Entries with chart source code
--------------------
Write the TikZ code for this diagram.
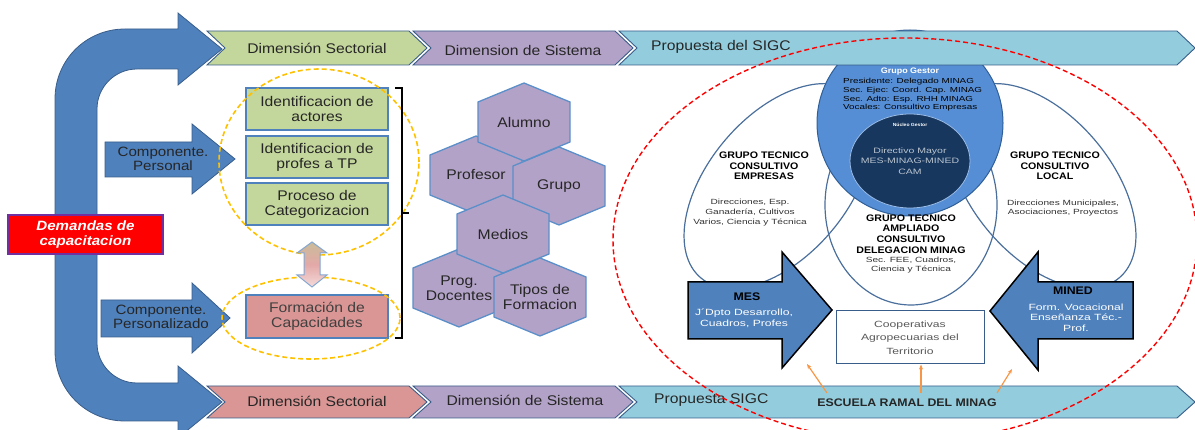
\documentclass[tikz,border=0pt]{standalone}
\usepackage{fontspec}
\setmainfont{Liberation Sans}[FakeStretch=1.12]
\newfontfamily\widefont{Liberation Sans}[FakeStretch=1.35]
\usetikzlibrary{shapes.geometric,arrows.meta}
\definecolor{arrblue}{HTML}{4F81BD}
\definecolor{arrborder}{HTML}{385D8A}
\definecolor{bgreen}{HTML}{C3D69B}
\definecolor{bpurple}{HTML}{B3A2C7}
\definecolor{bcyan}{HTML}{93CDDD}
\definecolor{bpink}{HTML}{D99694}
\definecolor{gestorc}{HTML}{558ED5}
\definecolor{gborder}{HTML}{2F5F98}
\definecolor{navyc}{HTML}{17375E}
\definecolor{vennc}{HTML}{4A6F9C}
\definecolor{ydash}{HTML}{FFC000}
\definecolor{rdash}{HTML}{FF0000}
\definecolor{orangeA}{HTML}{F79646}
\definecolor{dbox}{HTML}{7030A0}
\definecolor{hexborder}{HTML}{5B8FC9}
\definecolor{dtan}{HTML}{C9BC98}
\definecolor{dpinkm}{HTML}{E3A9A8}
\definecolor{dpinkb}{HTML}{F4DADA}
\newcommand\fs[2]{\fontsize{#1}{#2}\selectfont}
\newcommand\chevpath[5]{\path[#1] (#2,#4) -- (#3,#4) -- ({#3+18},{(#4+#5)/2}) -- (#3,#5) -- (#2,#5) -- ({#2+18},{(#4+#5)/2}) -- cycle;}
\newcommand\hexcell[4]{\path[hexa] ({#2-46},{#3-20}) -- (#2,{#3-39}) -- ({#2+46},{#3-20}) -- ({#2+46},{#3+20}) -- (#2,{#3+39}) -- ({#2-46},{#3+20}) -- cycle;
  \node[hextext] (#1) at (#2,#3) {#4};}
\begin{document}
\begin{tikzpicture}[x=1pt,y=-1pt,
  banner/.style={draw=arrborder,line width=0.9pt},
  btext/.style={font=\fs{14}{16},text=black!85,inner sep=0pt},
  bigarrow/.style={fill=arrblue,draw=arrborder,line width=0.8pt},
  comptext/.style={font=\fs{13.5}{14},align=center,text=black!85,inner sep=0pt},
  gbox/.style={draw=arrblue,line width=1.5pt,fill=bgreen,minimum width=142pt,minimum height=42pt,align=center,font=\fs{14}{15},text=black!85,inner sep=0pt},
  hexa/.style={fill=bpurple,draw=hexborder,line width=1.3pt},
  hextext/.style={font=\fs{14}{15},align=center,text=black!85,inner sep=0pt},
  ydashed/.style={draw=ydash,line width=1.6pt,dash pattern=on 5pt off 3pt},
  vennE/.style={ellipse,draw=vennc,line width=1.2pt,inner sep=0pt},
  vhead/.style={font=\bfseries\fs{9.5}{10.7},align=center,text=black,inner sep=0pt},
  vdesc/.style={font=\widefont\fs{7.5}{9.7},align=center,text=black!80,inner sep=0pt},
  bluearrow/.style={fill=arrblue,draw=black,line width=1.5pt},
  wtext/.style={font=\widefont\fs{9}{10.5},align=center,text=white,inner sep=0pt},
  oarrow/.style={draw=orangeA,line width=1.2pt,-{Stealth[length=5pt,width=4pt]}}
]
\useasboundingbox (0,0) rectangle (1195,430);

% ---------- Venn group (behind top banner) ----------
\node[vennE,minimum width=240pt,minimum height=140pt,rotate=50] (empresas) at (778,186) {};
\node[vennE,minimum width=240pt,minimum height=140pt,rotate=-50] (local) at (1042,186) {};
\node[vennE,minimum width=172pt,minimum height=200pt] (ampliado) at (911,205) {};
\node[circle,draw=gborder,fill=gestorc,line width=1pt,minimum size=186pt,inner sep=0pt] (gestor) at (910,123) {};
\node[ellipse,fill=navyc,draw=gestorc!60!white,line width=0.8pt,minimum width=120pt,minimum height=94pt,inner sep=0pt] (nucleo) at (910,161) {};

\node[font=\bfseries\fs{8}{9},text=white,inner sep=0pt] (ggtitle) at (910,72) {Grupo Gestor};
\node[font=\widefont\fs{7.3}{8.6},align=left,anchor=west,inner sep=0pt,text=black] (gglist) at (843,95)
  {Presidente: Delegado MINAG\\Sec. Ejec: Coord. Cap. MINAG\\Sec. Adto: Esp. RHH MINAG\\Vocales: Consultivo Empresas};
\node[font=\bfseries\fs{4.5}{5},text=white,inner sep=0pt] (nuctitle) at (910,125) {Núcleo Gestor};
\node[font=\widefont\fs{7.8}{10.5},align=center,text=white!70!navyc,inner sep=0pt] (nuctext) at (910,161)
  {Directivo Mayor\\MES-MINAG-MINED\\CAM};

\node[vhead] (empt) at (764,166) {GRUPO TECNICO\\CONSULTIVO\\EMPRESAS};
\node[vdesc] (empd) at (750,212.5) {Direcciones, Esp.\\Ganadería, Cultivos\\Varios, Ciencia y Técnica};
\node[vhead] (loct) at (1055,166) {GRUPO TECNICO\\CONSULTIVO\\LOCAL};
\node[vdesc] (locd) at (1063,208) {Direcciones Municipales,\\Asociaciones, Proyectos};
\node[vhead] (ampt) at (911,234) {GRUPO TECNICO\\AMPLIADO\\CONSULTIVO\\DELEGACION MINAG};
\node[vdesc] (ampd) at (911,265) {Sec. FEE, Cuadros,\\Ciencia y Técnica};

% MES / MINED arrows
\path[bluearrow] (688,282) -- (782,282) -- (782,252) -- (832,310) -- (782,368) -- (782,339) -- (688,339) -- cycle;
\node[font=\bfseries\fs{11}{12},inner sep=0pt] (mes) at (747,297) {MES};
\node[wtext] (mesd) at (744,318.5) {J´Dpto Desarrollo,\\Cuadros, Profes};
\path[bluearrow] (1133,282) -- (1038,282) -- (1038,252) -- (990,311) -- (1038,370) -- (1038,339) -- (1133,339) -- cycle;
\node[font=\bfseries\fs{11}{12},inner sep=0pt] (mined) at (1073,291) {MINED};
\node[wtext] (minedd) at (1076,317.5) {Form. Vocacional\\Enseñanza Téc.-\\Prof.};

\node[draw=arrborder,fill=white,line width=1pt,minimum width=148pt,minimum height=53pt,align=center,
  font=\widefont\fs{9}{13.5},text=black!65,inner sep=0pt] (coop) at (910,337.5)
  {Cooperativas\\Agropecuarias del\\Territorio};

% ---------- big U arrow ----------
\path[bigarrow] (222,49) -- (178,13) -- (178,29) -- (125,29) .. controls (86,29) and (55,60) .. (55,99)
  -- (55,351) .. controls (55,390) and (86,421) .. (125,421) -- (178,421) -- (178,438) -- (222,402)
  -- (178,366) -- (178,383) -- (137,383) .. controls (115,383) and (97,365) .. (97,343)
  -- (97,109) .. controls (97,87) and (115,69) .. (137,69) -- (178,69) -- (178,85) -- cycle;

% ---------- banners ----------
\chevpath{banner,fill=bgreen}{207}{409}{31}{65}
\chevpath{banner,fill=bpurple}{413}{615}{31}{65}
\chevpath{banner,fill=bcyan}{619}{1177}{31}{65}
\node[btext] (t1) at (317,48) {Dimensión Sectorial};
\node[btext] (t2) at (523,50) {Dimension de Sistema};
\node[btext,anchor=west] (t3) at (651,47) {Propuesta del SIGC};

\chevpath{banner,fill=bpink}{207}{409}{386}{418}
\chevpath{banner,fill=bpurple}{413}{615}{386}{418}
\chevpath{banner,fill=bcyan}{619}{1177}{386}{418}
\node[btext] (b1) at (317,401) {Dimensión Sectorial};
\node[btext] (b2) at (525,400) {Dimensión de Sistema};
\node[btext,anchor=west] (b3) at (654,400) {Propuesta SIGC};
\node[font=\bfseries\fs{11}{12},text=black!85,inner sep=0pt] (escuela) at (907,403) {ESCUELA RAMAL DEL MINAG};

% orange arrows
\coordinate (oa1) at (827,393); \coordinate (oa1e) at (807,364);
\coordinate (oa2) at (921,393);
\coordinate (oa3) at (997,393); \coordinate (oa3e) at (1012,369);
\draw[oarrow] (oa1) -- (oa1e);
\draw[oarrow] (oa2) -- (oa2 |- coop.south);
\draw[oarrow] (oa3) -- (oa3e);

% ---------- left column ----------
\node[draw=dbox,fill=red,line width=1.5pt,minimum width=155pt,minimum height=39pt,align=center,
  font=\bfseries\itshape\fs{13.5}{15},text=white,inner sep=0pt] (dem) at (85.5,234.5) {Demandas de\\capacitacion};

\path[bigarrow] (105,142) -- (192,142) -- (192,124) -- (235,159) -- (192,194) -- (192,177) -- (105,177) -- cycle;
\node[comptext] (cp1) at (163,158.5) {Componente.\\Personal};
\path[bigarrow] (101,300) -- (192,300) -- (192,283) -- (230,318) -- (192,353) -- (192,337) -- (101,337) -- cycle;
\node[comptext] (cp2) at (161,317) {Componente.\\Personalizado};

\node[gbox] (g1) at (317,109) {Identificacion de\\actores};
\node[gbox] (g2) at (317,157) {Identificacion de\\profes a TP};
\node[gbox] (g3) at (317,204) {Proceso de\\Categorizacion};
\node[gbox,fill=bpink,minimum height=43pt,text=black!75] (fc) at (317,316.5) {Formación de\\Capacidades};

\node[ellipse,ydashed,minimum width=200pt,minimum height=186pt] (ye1) at (319,162) {};
\node[ellipse,ydashed,minimum width=178pt,minimum height=82pt] (ye2) at (311,318) {};

\path[top color=dtan,bottom color=dpinkb,middle color=dpinkm,
  draw=arrblue!70!white,line width=1pt]
  (312,242) -- (327,253) -- (320,253) -- (320,275) -- (327,275) -- (312,287) -- (297,275) -- (304,275)
  -- (304,253) -- (297,253) -- cycle;

\draw[line width=1.5pt] (395,88) -- (402,88) -- (402,338) -- (395,338);
\draw[line width=1.5pt] (402,213) -- (409,213);

% ---------- hexagons ----------
\hexcell{prog}{459}{288}{Prog.\\Docentes}
\hexcell{tipos}{540}{297}{Tipos de\\Formacion}
\hexcell{profesor}{476}{175}{Profesor}
\hexcell{grupo}{559}{186}{Grupo}
\hexcell{alumno}{524}{122}{Alumno}
\hexcell{medios}{503}{234}{Medios}

% ---------- red dashed ellipse ----------
\node[ellipse,draw=rdash,line width=1.4pt,dash pattern=on 5pt off 3pt,minimum width=584pt,minimum height=404pt,inner sep=0pt] (sigc) at (905,240) {};
\end{tikzpicture}
\end{document}
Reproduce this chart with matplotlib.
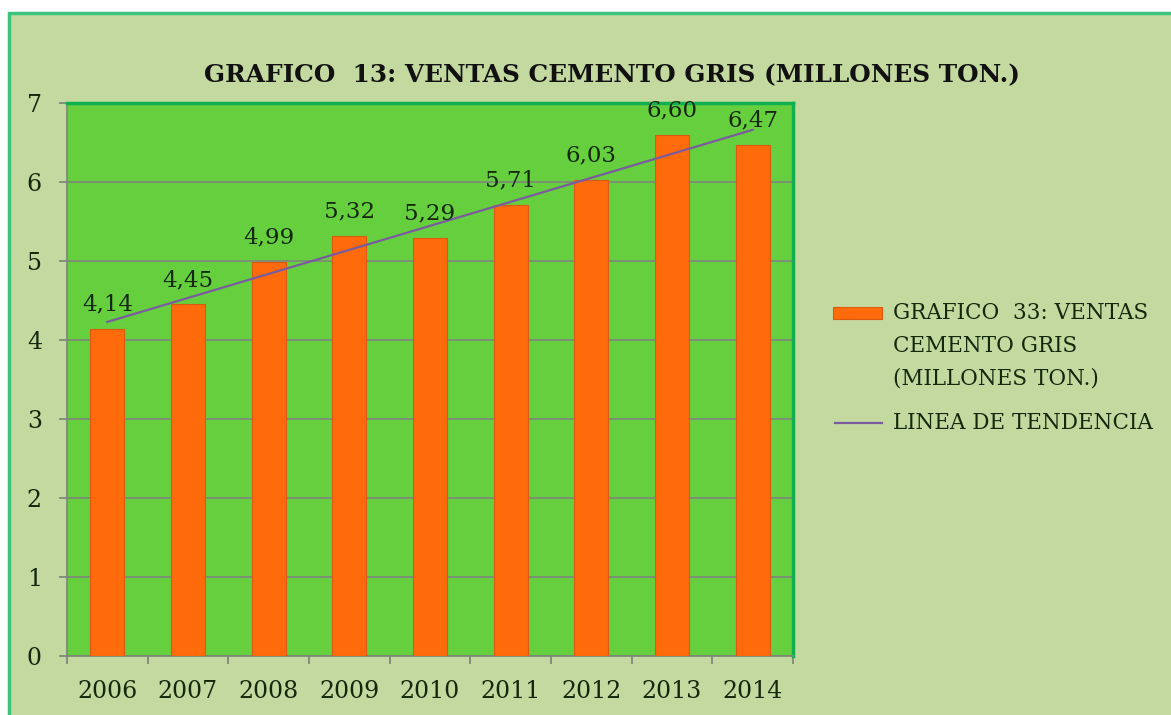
--------------------
§ **Your task**
Out of the preceding entries, pull every line containing the string "this".

§ **Solution to the exercise**
Write the TikZ code for this diagram.
Reproduce this chart with matplotlib.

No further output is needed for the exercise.